▶ **Dataset extract**
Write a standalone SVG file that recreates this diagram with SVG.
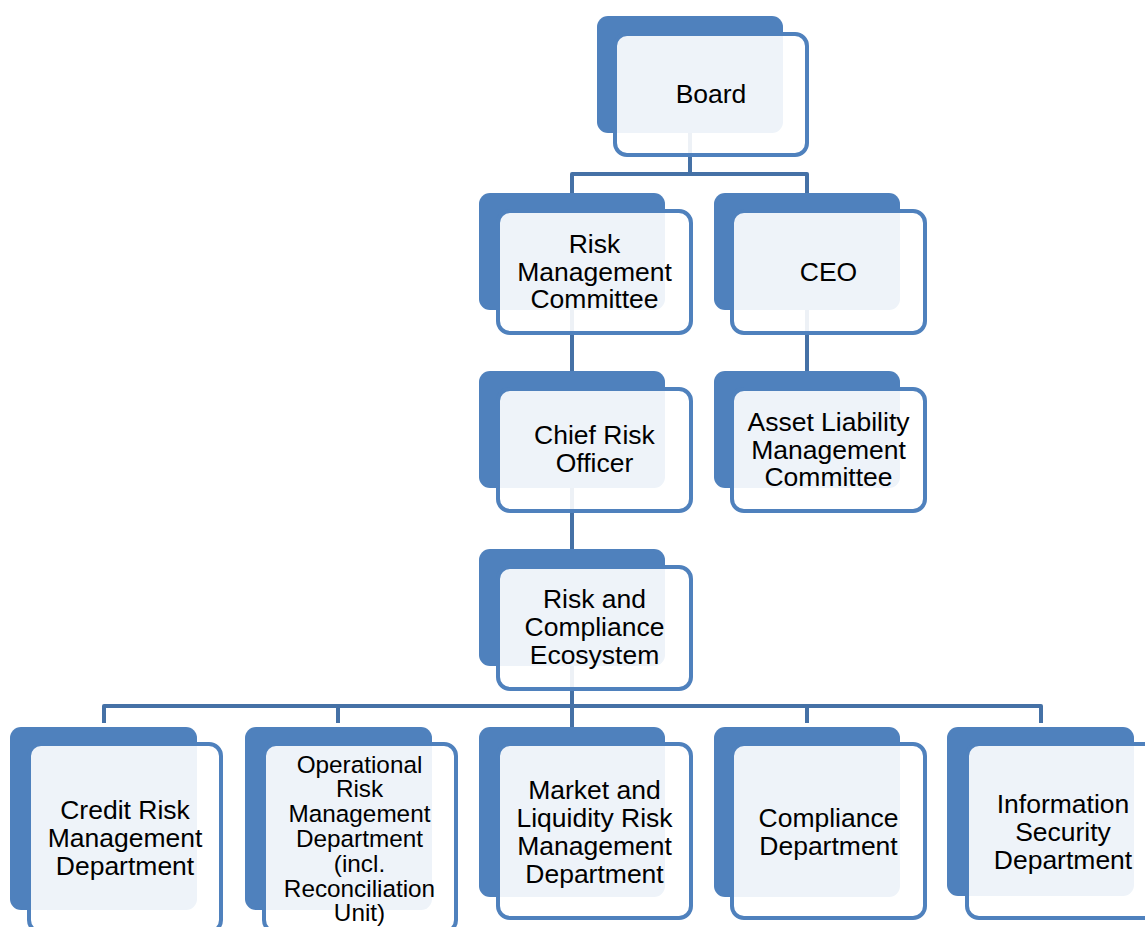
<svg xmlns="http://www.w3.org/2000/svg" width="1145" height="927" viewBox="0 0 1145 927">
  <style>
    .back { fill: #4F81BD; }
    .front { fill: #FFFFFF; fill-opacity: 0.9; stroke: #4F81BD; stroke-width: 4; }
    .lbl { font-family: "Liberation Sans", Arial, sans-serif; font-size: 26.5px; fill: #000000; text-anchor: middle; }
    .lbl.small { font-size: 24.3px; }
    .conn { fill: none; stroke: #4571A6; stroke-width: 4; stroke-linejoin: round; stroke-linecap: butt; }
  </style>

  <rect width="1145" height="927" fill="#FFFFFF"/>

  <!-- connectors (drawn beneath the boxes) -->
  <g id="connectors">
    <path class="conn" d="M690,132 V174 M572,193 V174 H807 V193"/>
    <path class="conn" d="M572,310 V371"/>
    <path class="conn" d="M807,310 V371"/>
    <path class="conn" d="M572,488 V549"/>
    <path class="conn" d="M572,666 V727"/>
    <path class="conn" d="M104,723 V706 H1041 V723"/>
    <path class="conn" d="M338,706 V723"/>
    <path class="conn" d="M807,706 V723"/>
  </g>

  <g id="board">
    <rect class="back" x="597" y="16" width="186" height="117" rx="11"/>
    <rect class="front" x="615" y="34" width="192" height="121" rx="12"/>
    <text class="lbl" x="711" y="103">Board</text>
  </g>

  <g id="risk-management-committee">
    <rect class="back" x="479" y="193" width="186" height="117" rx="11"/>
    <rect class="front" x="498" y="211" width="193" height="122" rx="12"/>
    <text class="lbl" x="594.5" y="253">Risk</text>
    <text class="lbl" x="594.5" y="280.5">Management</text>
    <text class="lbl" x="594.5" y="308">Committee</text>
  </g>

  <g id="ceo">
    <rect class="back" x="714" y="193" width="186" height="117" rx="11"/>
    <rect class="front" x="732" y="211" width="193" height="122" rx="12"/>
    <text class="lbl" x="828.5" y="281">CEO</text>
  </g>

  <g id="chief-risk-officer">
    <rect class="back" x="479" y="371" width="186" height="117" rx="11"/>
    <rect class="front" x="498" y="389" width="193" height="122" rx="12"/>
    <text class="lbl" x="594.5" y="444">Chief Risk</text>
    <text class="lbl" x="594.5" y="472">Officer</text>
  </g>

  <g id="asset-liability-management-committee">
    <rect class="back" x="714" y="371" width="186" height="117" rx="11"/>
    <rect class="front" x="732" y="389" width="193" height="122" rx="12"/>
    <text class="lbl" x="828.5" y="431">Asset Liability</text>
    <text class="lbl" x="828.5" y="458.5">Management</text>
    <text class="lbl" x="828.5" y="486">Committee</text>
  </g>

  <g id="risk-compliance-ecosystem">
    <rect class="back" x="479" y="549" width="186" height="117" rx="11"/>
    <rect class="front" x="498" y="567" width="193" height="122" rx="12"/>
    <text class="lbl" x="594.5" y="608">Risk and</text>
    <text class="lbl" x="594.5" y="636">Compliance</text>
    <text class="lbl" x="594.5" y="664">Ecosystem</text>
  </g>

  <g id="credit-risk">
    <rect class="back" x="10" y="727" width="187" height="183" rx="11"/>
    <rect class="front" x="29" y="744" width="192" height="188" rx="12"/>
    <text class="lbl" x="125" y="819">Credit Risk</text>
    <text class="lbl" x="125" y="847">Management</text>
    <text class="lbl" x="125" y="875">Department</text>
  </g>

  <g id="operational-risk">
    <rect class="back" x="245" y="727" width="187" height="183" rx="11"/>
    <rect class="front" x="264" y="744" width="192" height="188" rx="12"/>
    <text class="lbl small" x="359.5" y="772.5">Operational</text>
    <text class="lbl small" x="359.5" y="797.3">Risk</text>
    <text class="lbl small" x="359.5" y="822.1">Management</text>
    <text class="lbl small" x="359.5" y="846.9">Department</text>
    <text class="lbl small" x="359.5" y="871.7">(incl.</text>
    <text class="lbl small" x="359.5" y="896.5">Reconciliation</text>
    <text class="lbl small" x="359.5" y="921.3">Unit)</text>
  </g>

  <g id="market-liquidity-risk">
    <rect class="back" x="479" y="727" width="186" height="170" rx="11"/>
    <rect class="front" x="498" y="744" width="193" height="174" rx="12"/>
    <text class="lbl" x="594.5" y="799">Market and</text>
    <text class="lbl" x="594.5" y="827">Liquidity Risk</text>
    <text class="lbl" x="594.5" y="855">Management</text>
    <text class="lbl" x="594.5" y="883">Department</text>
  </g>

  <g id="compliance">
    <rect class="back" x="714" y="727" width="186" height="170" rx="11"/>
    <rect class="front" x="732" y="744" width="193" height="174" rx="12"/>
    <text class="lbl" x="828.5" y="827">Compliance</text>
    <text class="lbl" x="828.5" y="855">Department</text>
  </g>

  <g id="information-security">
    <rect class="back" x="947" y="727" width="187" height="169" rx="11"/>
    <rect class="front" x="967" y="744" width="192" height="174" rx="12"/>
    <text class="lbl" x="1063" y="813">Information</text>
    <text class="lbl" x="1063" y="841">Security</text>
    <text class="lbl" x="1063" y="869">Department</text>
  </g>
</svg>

▶ **Stated task**
All of the material above should be reproduced exactly, except the pictures.

▶ **Problem solution**
Write a standalone SVG file that recreates this diagram with SVG.
<svg xmlns="http://www.w3.org/2000/svg" width="1145" height="927" viewBox="0 0 1145 927">
  <style>
    .back { fill: #4F81BD; }
    .front { fill: #FFFFFF; fill-opacity: 0.9; stroke: #4F81BD; stroke-width: 4; }
    .lbl { font-family: "Liberation Sans", Arial, sans-serif; font-size: 26.5px; fill: #000000; text-anchor: middle; }
    .lbl.small { font-size: 24.3px; }
    .conn { fill: none; stroke: #4571A6; stroke-width: 4; stroke-linejoin: round; stroke-linecap: butt; }
  </style>

  <rect width="1145" height="927" fill="#FFFFFF"/>

  <!-- connectors (drawn beneath the boxes) -->
  <g id="connectors">
    <path class="conn" d="M690,132 V174 M572,193 V174 H807 V193"/>
    <path class="conn" d="M572,310 V371"/>
    <path class="conn" d="M807,310 V371"/>
    <path class="conn" d="M572,488 V549"/>
    <path class="conn" d="M572,666 V727"/>
    <path class="conn" d="M104,723 V706 H1041 V723"/>
    <path class="conn" d="M338,706 V723"/>
    <path class="conn" d="M807,706 V723"/>
  </g>

  <g id="board">
    <rect class="back" x="597" y="16" width="186" height="117" rx="11"/>
    <rect class="front" x="615" y="34" width="192" height="121" rx="12"/>
    <text class="lbl" x="711" y="103">Board</text>
  </g>

  <g id="risk-management-committee">
    <rect class="back" x="479" y="193" width="186" height="117" rx="11"/>
    <rect class="front" x="498" y="211" width="193" height="122" rx="12"/>
    <text class="lbl" x="594.5" y="253">Risk</text>
    <text class="lbl" x="594.5" y="280.5">Management</text>
    <text class="lbl" x="594.5" y="308">Committee</text>
  </g>

  <g id="ceo">
    <rect class="back" x="714" y="193" width="186" height="117" rx="11"/>
    <rect class="front" x="732" y="211" width="193" height="122" rx="12"/>
    <text class="lbl" x="828.5" y="281">CEO</text>
  </g>

  <g id="chief-risk-officer">
    <rect class="back" x="479" y="371" width="186" height="117" rx="11"/>
    <rect class="front" x="498" y="389" width="193" height="122" rx="12"/>
    <text class="lbl" x="594.5" y="444">Chief Risk</text>
    <text class="lbl" x="594.5" y="472">Officer</text>
  </g>

  <g id="asset-liability-management-committee">
    <rect class="back" x="714" y="371" width="186" height="117" rx="11"/>
    <rect class="front" x="732" y="389" width="193" height="122" rx="12"/>
    <text class="lbl" x="828.5" y="431">Asset Liability</text>
    <text class="lbl" x="828.5" y="458.5">Management</text>
    <text class="lbl" x="828.5" y="486">Committee</text>
  </g>

  <g id="risk-compliance-ecosystem">
    <rect class="back" x="479" y="549" width="186" height="117" rx="11"/>
    <rect class="front" x="498" y="567" width="193" height="122" rx="12"/>
    <text class="lbl" x="594.5" y="608">Risk and</text>
    <text class="lbl" x="594.5" y="636">Compliance</text>
    <text class="lbl" x="594.5" y="664">Ecosystem</text>
  </g>

  <g id="credit-risk">
    <rect class="back" x="10" y="727" width="187" height="183" rx="11"/>
    <rect class="front" x="29" y="744" width="192" height="188" rx="12"/>
    <text class="lbl" x="125" y="819">Credit Risk</text>
    <text class="lbl" x="125" y="847">Management</text>
    <text class="lbl" x="125" y="875">Department</text>
  </g>

  <g id="operational-risk">
    <rect class="back" x="245" y="727" width="187" height="183" rx="11"/>
    <rect class="front" x="264" y="744" width="192" height="188" rx="12"/>
    <text class="lbl small" x="359.5" y="772.5">Operational</text>
    <text class="lbl small" x="359.5" y="797.3">Risk</text>
    <text class="lbl small" x="359.5" y="822.1">Management</text>
    <text class="lbl small" x="359.5" y="846.9">Department</text>
    <text class="lbl small" x="359.5" y="871.7">(incl.</text>
    <text class="lbl small" x="359.5" y="896.5">Reconciliation</text>
    <text class="lbl small" x="359.5" y="921.3">Unit)</text>
  </g>

  <g id="market-liquidity-risk">
    <rect class="back" x="479" y="727" width="186" height="170" rx="11"/>
    <rect class="front" x="498" y="744" width="193" height="174" rx="12"/>
    <text class="lbl" x="594.5" y="799">Market and</text>
    <text class="lbl" x="594.5" y="827">Liquidity Risk</text>
    <text class="lbl" x="594.5" y="855">Management</text>
    <text class="lbl" x="594.5" y="883">Department</text>
  </g>

  <g id="compliance">
    <rect class="back" x="714" y="727" width="186" height="170" rx="11"/>
    <rect class="front" x="732" y="744" width="193" height="174" rx="12"/>
    <text class="lbl" x="828.5" y="827">Compliance</text>
    <text class="lbl" x="828.5" y="855">Department</text>
  </g>

  <g id="information-security">
    <rect class="back" x="947" y="727" width="187" height="169" rx="11"/>
    <rect class="front" x="967" y="744" width="192" height="174" rx="12"/>
    <text class="lbl" x="1063" y="813">Information</text>
    <text class="lbl" x="1063" y="841">Security</text>
    <text class="lbl" x="1063" y="869">Department</text>
  </g>
</svg>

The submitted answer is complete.